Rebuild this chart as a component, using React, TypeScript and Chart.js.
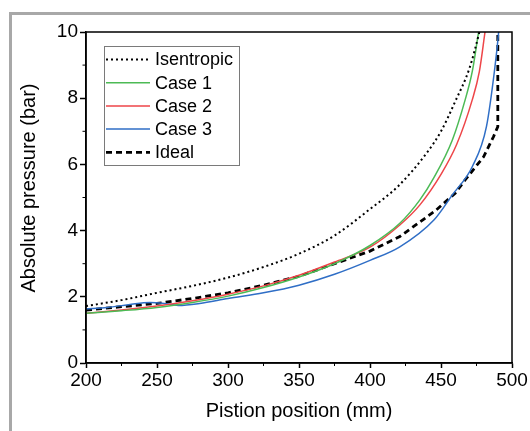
import React, { useEffect, useRef } from "react";
import { Chart, registerables } from "chart.js";

Chart.register(...registerables);

// ---- data ----
const xTicks = [200, 250, 300, 350, 400, 450, 500];
const yTicks = [0, 2, 4, 6, 8, 10];
const xMinorTicks = [225, 275, 325, 375, 425, 475];
const yMinorTicks = [1, 3, 5, 7, 9];

const isentropicX = [200, 225, 250, 275, 300, 325, 350, 375, 400, 420, 440, 450, 460, 470, 477, 480];
const isentropicY = [1.72, 1.9, 2.12, 2.33, 2.58, 2.9, 3.3, 3.85, 4.65, 5.35, 6.35, 7.0, 7.9, 8.9, 10.0, 10.6];

const case1X = [200, 225, 250, 275, 300, 325, 350, 375, 400, 421, 435, 445, 458, 467, 472, 476.5, 479];
const case1Y = [1.5, 1.58, 1.68, 1.83, 2.02, 2.28, 2.6, 3.0, 3.55, 4.22, 4.92, 5.6, 6.74, 7.95, 8.8, 10.0, 10.6];

const case2X = [200, 225, 250, 275, 300, 325, 350, 375, 400, 421, 435, 450, 461, 472, 477, 481, 483];
const case2Y = [1.5, 1.6, 1.72, 1.88, 2.08, 2.33, 2.65, 3.05, 3.5, 4.17, 4.77, 5.7, 6.6, 7.95, 8.8, 10.0, 10.6];

const case3X = [200, 215, 230, 245, 255, 265, 280, 300, 325, 350, 375, 400, 421, 445, 458, 472, 482, 488, 490.6, 492];
const case3Y = [1.63, 1.68, 1.76, 1.83, 1.8, 1.74, 1.8, 1.95, 2.12, 2.35, 2.68, 3.1, 3.51, 4.32, 5.08, 5.93, 7.14, 8.95, 10.0, 10.8];

const idealX = [200, 225, 250, 275, 300, 325, 350, 375, 400, 421, 446, 460, 467, 480, 487, 490, 490];
const idealY = [1.6, 1.7, 1.8, 1.95, 2.12, 2.35, 2.62, 3.0, 3.38, 3.82, 4.6, 5.13, 5.53, 6.23, 6.84, 7.14, 10.5];

const seriesLabels = ["Isentropic", "Case 1", "Case 2", "Case 3", "Ideal"];
const xTitle = "Pistion position (mm)";
const yTitle = "Absolute pressure (bar)";

const FONT = "'Liberation Sans', Arial, sans-serif";

const pts = (xs: number[], ys: number[]) => xs.map((x, i) => ({ x, y: ys[i] }));

export default function App() {
  const ref = useRef<HTMLCanvasElement | null>(null);

  useEffect(() => {
    if (!ref.current) return;

    const framePlugin = {
      id: "frame",
      afterDraw(chart: any) {
        const { ctx, chartArea } = chart;
        const { left, right, top, bottom } = chartArea;
        const xs = chart.scales.x;
        const ys = chart.scales.y;
        ctx.save();
        // frame
        ctx.strokeStyle = "#000";
        ctx.lineWidth = 1.5;
        ctx.strokeRect(left, top, right - left, bottom - top);
        // minor ticks
        ctx.lineWidth = 1;
        ctx.beginPath();
        xMinorTicks.forEach((v) => {
          const px = xs.getPixelForValue(v);
          ctx.moveTo(px, bottom);
          ctx.lineTo(px, bottom + 3);
        });
        yMinorTicks.forEach((v) => {
          const py = ys.getPixelForValue(v);
          ctx.moveTo(left, py);
          ctx.lineTo(left - 3.5, py);
        });
        ctx.stroke();
        // y title
        ctx.fillStyle = "#000";
        ctx.font = `20px ${FONT}`;
        ctx.textAlign = "center";
        ctx.textBaseline = "middle";
        ctx.translate(29, 188);
        ctx.rotate(-Math.PI / 2);
        ctx.fillText(yTitle, 0, 0);
        ctx.restore();

        // legend
        ctx.save();
        const bx = 104, by = 46, bw = 135, bh = 119;
        ctx.strokeStyle = "#7a7a7a";
        ctx.lineWidth = 1;
        ctx.strokeRect(bx + 0.5, by + 0.5, bw, bh);
        ctx.font = `18px ${FONT}`;
        ctx.textAlign = "left";
        ctx.textBaseline = "middle";
        chart.data.datasets.forEach((ds: any, i: number) => {
          const yy = 59.5 + i * 23.2;
          ctx.beginPath();
          ctx.strokeStyle = ds.borderColor;
          ctx.lineWidth = ds.borderWidth;
          ctx.setLineDash(ds.borderDash || []);
          ctx.moveTo(106, yy);
          ctx.lineTo(150, yy);
          ctx.stroke();
          ctx.setLineDash([]);
          ctx.fillStyle = "#000";
          ctx.fillText(ds.label, 155, yy + 1);
        });
        ctx.restore();
      },
    };

    const chart = new Chart(ref.current, {
      type: "line",
      data: {
        datasets: [
          {
            label: seriesLabels[0],
            data: pts(isentropicX, isentropicY),
            borderColor: "#000",
            borderWidth: 2,
            borderDash: [2, 3],
            pointRadius: 0,
            cubicInterpolationMode: "monotone",
          },
          {
            label: seriesLabels[1],
            data: pts(case1X, case1Y),
            borderColor: "#4cba55",
            borderWidth: 1.5,
            pointRadius: 0,
            cubicInterpolationMode: "monotone",
          },
          {
            label: seriesLabels[2],
            data: pts(case2X, case2Y),
            borderColor: "#ee4548",
            borderWidth: 1.5,
            pointRadius: 0,
            cubicInterpolationMode: "monotone",
          },
          {
            label: seriesLabels[3],
            data: pts(case3X, case3Y),
            borderColor: "#2f6ec6",
            borderWidth: 1.5,
            pointRadius: 0,
            cubicInterpolationMode: "monotone",
          },
          {
            label: seriesLabels[4],
            data: pts(idealX, idealY),
            borderColor: "#000",
            borderWidth: 2.8,
            borderDash: [6, 4],
            pointRadius: 0,
            tension: 0,
          },
        ],
      } as any,
      options: {
        animation: false,
        responsive: false,
        devicePixelRatio: 1,
        layout: { padding: { left: 0, right: 18, top: 32, bottom: 0 } },
        plugins: {
          legend: { display: false },
          tooltip: { enabled: false },
        },
        scales: {
          x: {
            type: "linear",
            min: 200,
            max: 500,
            afterFit: (s: any) => {
              s.height = 68;
            },
            afterBuildTicks: (s: any) => {
              s.ticks = xTicks.map((v) => ({ value: v }));
            },
            grid: {
              drawOnChartArea: false,
              drawTicks: true,
              tickLength: 5,
              tickColor: "#000",
              tickWidth: 1.5,
            },
            border: { display: true, color: "#000", width: 1.5 },
            ticks: {
              color: "#000",
              padding: 1,
              maxRotation: 0,
              font: { family: FONT, size: 19 },
            },
            title: {
              display: true,
              text: xTitle,
              color: "#000",
              font: { family: FONT, size: 20 },
              padding: { top: 0, bottom: 8 },
            },
          },
          y: {
            type: "linear",
            min: 0,
            max: 10,
            afterFit: (s: any) => {
              s.width = 86;
            },
            afterBuildTicks: (s: any) => {
              s.ticks = yTicks.map((v) => ({ value: v }));
            },
            grid: {
              drawOnChartArea: false,
              drawTicks: true,
              tickLength: 6,
              tickColor: "#000",
              tickWidth: 1.5,
            },
            border: { display: true, color: "#000", width: 1.5 },
            ticks: {
              color: "#000",
              padding: 2,
              font: { family: FONT, size: 19 },
            },
          },
        },
      } as any,
      plugins: [framePlugin],
    });

    return () => chart.destroy();
  }, []);

  return (
    <div style={{ position: "fixed", left: 0, top: 0, width: 530, height: 431, background: "#fff" }}>
      <div
        style={{
          position: "absolute",
          left: 9,
          top: 12,
          right: 0,
          bottom: 0,
          borderTop: "3px solid #a8a8a8",
          borderLeft: "3px solid #a8a8a8",
        }}
      />
      <canvas ref={ref} width={530} height={431} style={{ position: "absolute", left: 0, top: 0 }} />
    </div>
  );
}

### REQUIREMENT
Leave out any pictures, please, and quote only the lines from the top of the data through the line that contains "const yMinorTicks = [1, 3, 5, 7, 9];".

### RESPONSE TO THE EXERCISE
Rebuild this chart as a component, using React, TypeScript and Chart.js.
import React, { useEffect, useRef } from "react";
import { Chart, registerables } from "chart.js";

Chart.register(...registerables);

// ---- data ----
const xTicks = [200, 250, 300, 350, 400, 450, 500];
const yTicks = [0, 2, 4, 6, 8, 10];
const xMinorTicks = [225, 275, 325, 375, 425, 475];
const yMinorTicks = [1, 3, 5, 7, 9];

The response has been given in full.